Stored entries
——————
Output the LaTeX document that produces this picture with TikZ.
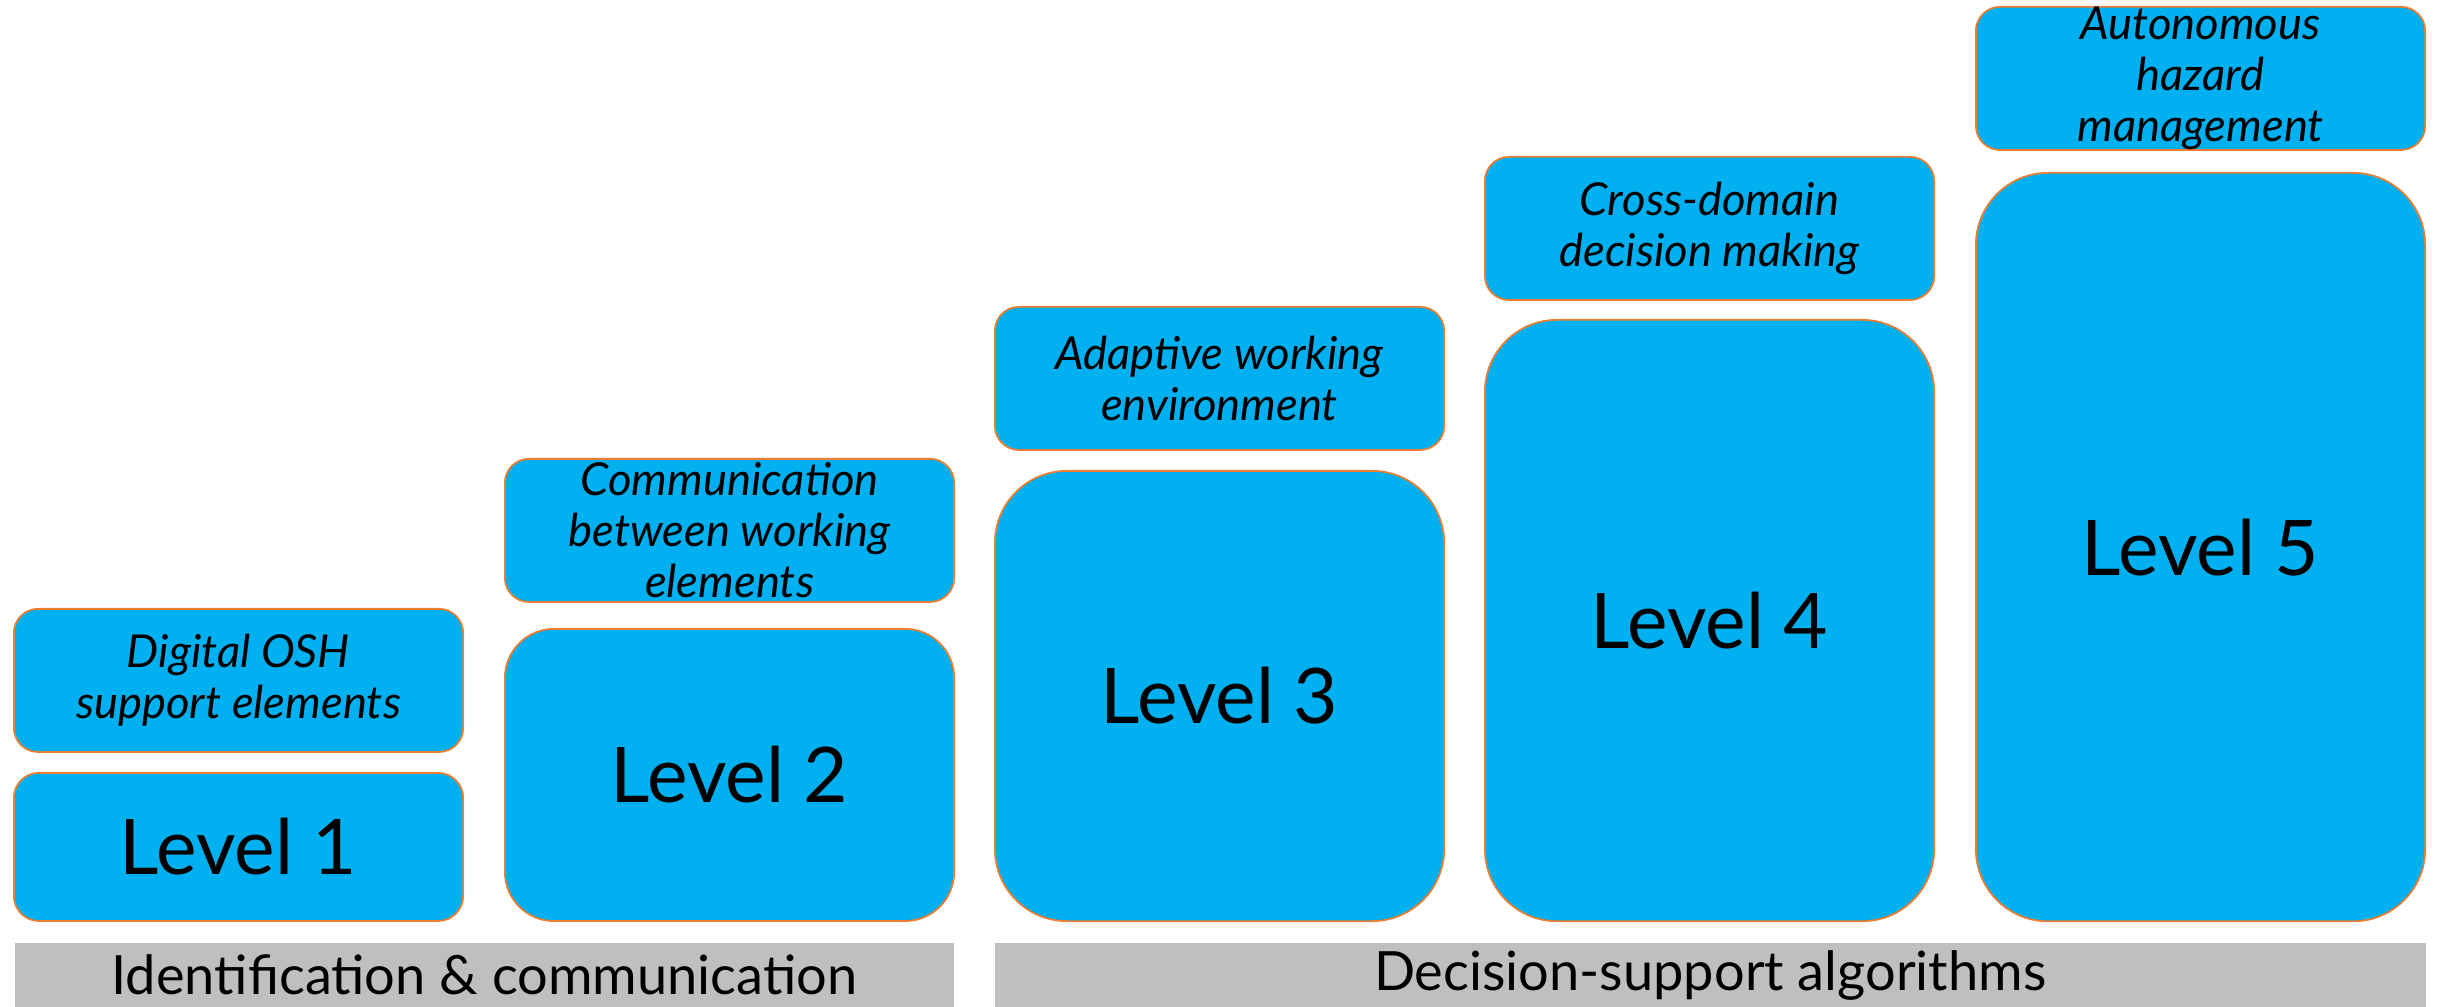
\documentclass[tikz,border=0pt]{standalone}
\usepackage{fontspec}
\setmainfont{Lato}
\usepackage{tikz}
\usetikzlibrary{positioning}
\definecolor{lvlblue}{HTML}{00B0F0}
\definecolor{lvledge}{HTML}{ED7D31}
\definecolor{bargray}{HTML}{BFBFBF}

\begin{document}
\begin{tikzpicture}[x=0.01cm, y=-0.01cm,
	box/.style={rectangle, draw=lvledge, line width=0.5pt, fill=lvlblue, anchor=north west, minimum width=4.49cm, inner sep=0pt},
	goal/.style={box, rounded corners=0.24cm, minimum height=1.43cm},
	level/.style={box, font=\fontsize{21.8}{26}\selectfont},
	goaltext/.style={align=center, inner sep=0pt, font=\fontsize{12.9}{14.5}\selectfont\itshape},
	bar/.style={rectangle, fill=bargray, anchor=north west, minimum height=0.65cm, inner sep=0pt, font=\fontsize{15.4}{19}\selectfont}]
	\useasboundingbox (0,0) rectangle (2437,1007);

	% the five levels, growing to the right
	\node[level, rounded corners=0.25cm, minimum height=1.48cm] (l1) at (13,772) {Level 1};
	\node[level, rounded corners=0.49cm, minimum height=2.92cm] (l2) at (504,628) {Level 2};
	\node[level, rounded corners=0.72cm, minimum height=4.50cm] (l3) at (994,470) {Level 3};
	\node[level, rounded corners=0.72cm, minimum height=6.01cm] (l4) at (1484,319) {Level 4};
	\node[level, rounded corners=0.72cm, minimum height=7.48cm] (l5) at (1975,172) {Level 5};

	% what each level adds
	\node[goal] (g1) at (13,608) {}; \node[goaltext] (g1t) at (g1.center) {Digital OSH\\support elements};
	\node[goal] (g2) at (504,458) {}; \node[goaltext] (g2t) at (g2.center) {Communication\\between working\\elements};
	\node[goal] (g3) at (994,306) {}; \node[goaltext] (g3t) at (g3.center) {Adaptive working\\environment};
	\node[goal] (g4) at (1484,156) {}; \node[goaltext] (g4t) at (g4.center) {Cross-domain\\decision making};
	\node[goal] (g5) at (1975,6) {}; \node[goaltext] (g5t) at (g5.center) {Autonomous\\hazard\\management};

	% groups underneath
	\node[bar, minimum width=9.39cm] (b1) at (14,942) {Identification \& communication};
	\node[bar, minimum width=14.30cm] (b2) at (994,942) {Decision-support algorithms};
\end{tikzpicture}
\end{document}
——————
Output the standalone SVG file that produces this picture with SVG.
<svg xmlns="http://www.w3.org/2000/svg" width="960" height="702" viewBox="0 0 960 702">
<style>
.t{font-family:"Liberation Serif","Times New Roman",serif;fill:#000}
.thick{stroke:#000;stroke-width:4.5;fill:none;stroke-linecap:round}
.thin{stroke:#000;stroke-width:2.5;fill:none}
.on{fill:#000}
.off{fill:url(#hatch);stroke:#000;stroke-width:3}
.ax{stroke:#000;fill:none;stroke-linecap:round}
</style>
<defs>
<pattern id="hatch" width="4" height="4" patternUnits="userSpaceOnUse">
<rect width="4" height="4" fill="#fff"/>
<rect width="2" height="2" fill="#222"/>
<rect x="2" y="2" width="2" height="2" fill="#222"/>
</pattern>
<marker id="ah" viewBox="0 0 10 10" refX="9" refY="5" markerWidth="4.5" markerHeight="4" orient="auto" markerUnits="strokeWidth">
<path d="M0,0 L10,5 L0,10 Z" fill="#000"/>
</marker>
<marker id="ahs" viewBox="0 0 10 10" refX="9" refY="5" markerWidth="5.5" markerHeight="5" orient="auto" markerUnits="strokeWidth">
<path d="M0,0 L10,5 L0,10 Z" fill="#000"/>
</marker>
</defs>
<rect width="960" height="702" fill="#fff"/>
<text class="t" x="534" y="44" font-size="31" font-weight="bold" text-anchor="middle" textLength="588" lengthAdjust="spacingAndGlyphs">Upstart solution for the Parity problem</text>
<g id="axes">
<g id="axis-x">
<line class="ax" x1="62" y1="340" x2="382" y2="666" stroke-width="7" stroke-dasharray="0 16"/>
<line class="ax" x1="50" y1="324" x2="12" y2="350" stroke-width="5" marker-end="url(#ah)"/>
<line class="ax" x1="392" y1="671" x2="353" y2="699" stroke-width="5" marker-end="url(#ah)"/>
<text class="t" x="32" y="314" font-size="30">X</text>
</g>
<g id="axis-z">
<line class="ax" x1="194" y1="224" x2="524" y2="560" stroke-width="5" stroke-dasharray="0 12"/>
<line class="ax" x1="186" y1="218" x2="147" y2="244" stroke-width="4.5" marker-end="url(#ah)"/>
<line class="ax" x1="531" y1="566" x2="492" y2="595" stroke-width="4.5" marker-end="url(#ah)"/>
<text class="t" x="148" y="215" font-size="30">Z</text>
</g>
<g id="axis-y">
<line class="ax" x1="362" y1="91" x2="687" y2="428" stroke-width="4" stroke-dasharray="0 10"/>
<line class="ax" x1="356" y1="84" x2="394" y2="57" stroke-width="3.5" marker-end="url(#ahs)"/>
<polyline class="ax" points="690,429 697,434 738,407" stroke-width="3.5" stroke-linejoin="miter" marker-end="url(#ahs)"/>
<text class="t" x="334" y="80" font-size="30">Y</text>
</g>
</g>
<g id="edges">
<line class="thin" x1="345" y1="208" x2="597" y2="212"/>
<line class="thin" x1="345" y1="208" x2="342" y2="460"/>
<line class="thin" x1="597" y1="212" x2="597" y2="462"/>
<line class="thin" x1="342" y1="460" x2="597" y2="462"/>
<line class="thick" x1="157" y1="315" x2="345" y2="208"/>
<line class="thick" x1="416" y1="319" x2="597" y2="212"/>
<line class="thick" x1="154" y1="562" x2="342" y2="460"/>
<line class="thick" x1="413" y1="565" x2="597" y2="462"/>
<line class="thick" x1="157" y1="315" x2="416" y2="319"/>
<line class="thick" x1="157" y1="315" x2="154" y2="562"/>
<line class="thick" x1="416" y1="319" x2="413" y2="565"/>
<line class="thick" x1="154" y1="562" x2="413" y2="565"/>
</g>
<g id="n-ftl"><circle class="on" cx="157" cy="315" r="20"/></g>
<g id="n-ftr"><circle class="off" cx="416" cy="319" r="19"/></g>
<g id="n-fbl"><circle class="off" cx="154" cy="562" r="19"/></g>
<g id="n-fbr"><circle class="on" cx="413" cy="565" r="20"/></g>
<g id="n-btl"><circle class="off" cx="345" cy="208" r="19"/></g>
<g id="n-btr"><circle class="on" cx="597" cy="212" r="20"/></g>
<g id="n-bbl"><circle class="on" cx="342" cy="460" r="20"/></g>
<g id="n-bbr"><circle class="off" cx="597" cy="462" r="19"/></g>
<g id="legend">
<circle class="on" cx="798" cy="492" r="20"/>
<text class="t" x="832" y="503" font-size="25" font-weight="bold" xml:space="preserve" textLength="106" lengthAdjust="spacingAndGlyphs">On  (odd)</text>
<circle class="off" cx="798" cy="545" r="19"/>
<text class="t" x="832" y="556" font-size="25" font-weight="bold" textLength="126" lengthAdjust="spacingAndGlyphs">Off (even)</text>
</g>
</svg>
——————
In the entries above, find the line that contains "Output the LaTeX" and the line that contains "corners=0.72cm, minimum height=7.48cm]". Reproduce exactly those two lines and every line between them, but not the pictures.

■ **Task answer**:
Output the LaTeX document that produces this picture with TikZ.
\documentclass[tikz,border=0pt]{standalone}
\usepackage{fontspec}
\setmainfont{Lato}
\usepackage{tikz}
\usetikzlibrary{positioning}
\definecolor{lvlblue}{HTML}{00B0F0}
\definecolor{lvledge}{HTML}{ED7D31}
\definecolor{bargray}{HTML}{BFBFBF}

\begin{document}
\begin{tikzpicture}[x=0.01cm, y=-0.01cm,
	box/.style={rectangle, draw=lvledge, line width=0.5pt, fill=lvlblue, anchor=north west, minimum width=4.49cm, inner sep=0pt},
	goal/.style={box, rounded corners=0.24cm, minimum height=1.43cm},
	level/.style={box, font=\fontsize{21.8}{26}\selectfont},
	goaltext/.style={align=center, inner sep=0pt, font=\fontsize{12.9}{14.5}\selectfont\itshape},
	bar/.style={rectangle, fill=bargray, anchor=north west, minimum height=0.65cm, inner sep=0pt, font=\fontsize{15.4}{19}\selectfont}]
	\useasboundingbox (0,0) rectangle (2437,1007);

	% the five levels, growing to the right
	\node[level, rounded corners=0.25cm, minimum height=1.48cm] (l1) at (13,772) {Level 1};
	\node[level, rounded corners=0.49cm, minimum height=2.92cm] (l2) at (504,628) {Level 2};
	\node[level, rounded corners=0.72cm, minimum height=4.50cm] (l3) at (994,470) {Level 3};
	\node[level, rounded corners=0.72cm, minimum height=6.01cm] (l4) at (1484,319) {Level 4};
	\node[level, rounded corners=0.72cm, minimum height=7.48cm] (l5) at (1975,172) {Level 5};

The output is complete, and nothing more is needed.